The cloud service providers – what we call hyperscalers, cloud builders, neoclouds, and large service providers – are clearly to blame. Lenovo’s top brass said sales of ISG gear to CSPs rose by 21 percent in the quarter – our model says 20.8 percent, to $2.76 billion, and we think that these CSP deals had a net loss of $349 million. (Lenovo gave out charts that let you figure out the CSP and ESMB revenue split precisely before Q4 F2023, and we have been using hints from Lenovo’s Wall Street calls to extend our model since that time.)
Sales of gear to enterprises and small and medium businesses (ESMB in the Lenovo lingo) were up 30 percent, according to the company, and that works out to $1.33 billion in our model and, more importantly, we think this part of the business had $317 million in operating income, almost pulling the whole of ISG out of the red ink.
Add it all up, and Lenovo had $20.45 billion in sales, up 14.6 percent year on year, with operating income up 17.4 percent to $1.64 billion. After paying taxes and other costs, Lenovo booked net income of $340 million, down 5.2 percent.
We think that AI is a double-edged sword for Lenovo when it comes to profits, as it is for all original equipment manufacturers (OEMs) as well as rival original design manufacturers (ODMs) who also have trouble turning a buck on AI systems, despite their high costs and incredible demand.
On a call with Wall Street analysts, Yang Yuanqing, chief executive officer at Lenovo, said that AI drove 30 percent of the company’s revenues in the quarter, up from 17 percent of revenues in Q2 F2025. This is the first time we can remember that Lenovo gave out such an explicit number, and if you do the math, this means AI-related sales for Lenovo more than doubled, from $3.04 billion in Q2 F2025 to $6.14 billion in Q2 F2026.
It is hard to know what share of this AI revenues was for services, support, and software, but we had a model for AI-accelerated server sales already (again, because Lenovo used to talk about it more in the past), so we have been able to extend that with a reasonable amount of confidence. We do not know, however, what the pipeline for AI system sales looks like, and Lenovo has not given a hard figure for its AI pipeline for a year and a half. Our guess is that Lenovo has maybe $15 billion in its pipeline, which is pretty good considering that even with “high double digit” year on year growth, this time last year was not a particularly booming quarter for AI server sales for Lenovo and it only accounted for around $1.34 billion in Q2 F2026, by our estimates, which is 82 percent growth but which is also a 39.2 percent decline from the $2.20 billion in AI system sales in Q1 F2026 and even smaller still compared to the $2.51 billion in AI server sales in Q4 F2025.

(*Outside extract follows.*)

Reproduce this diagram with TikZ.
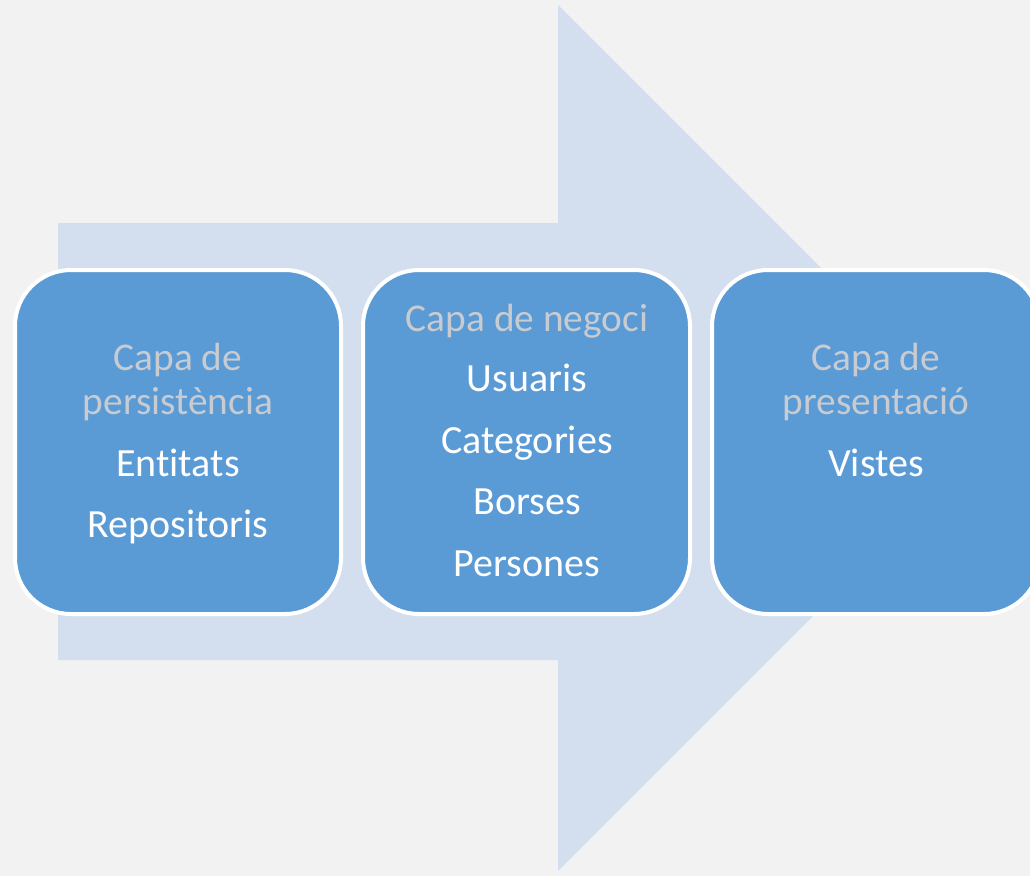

AI is the new HPC, and it is just as choppy of a business as the old HPC business ever was.
You have to want to be in any HPC business, and you have to be a hopeful sort that can delay profit gratification – perhaps indefinitely. And it is a good thing that companies like Lenovo can do that, because someone has to build and support AI and HPC machinery despite the low to non-existent profits.
One last thing. As part of its Q2 F2026 financial report, Lenovo showed the following historical market sizing for the CSP and ESMB markets that it participates in:
This TAM data was put together by the market researchers at IDC and Lenovo plotted out its own ISC revenues and compound annual growth rate against that TAM. In that chart above, the $87 billion, $125 billion, and $248 billion are not endpoints for the calendar-adjusted Lenovo ISG revenues – not even close – but are just the summation of the stacked bars for the 2016, 2020, and 2024 calendar years.
What this looks like to our eyes is that the market and Lenovo have both just gone exponential in terms of revenue growth, and thanks in large part to the GenAI opportunity in both the enterprise and among governments, HPC centers, and the largest AI model builders.
Our forecast for Lenovo’s annual ISG revenues, shown below, certainly also shows that:
But it also shows that for all of the hard work over the past decade, ISG has not been a profitable endeavor. And you can’t blame all of that on HPC and AI.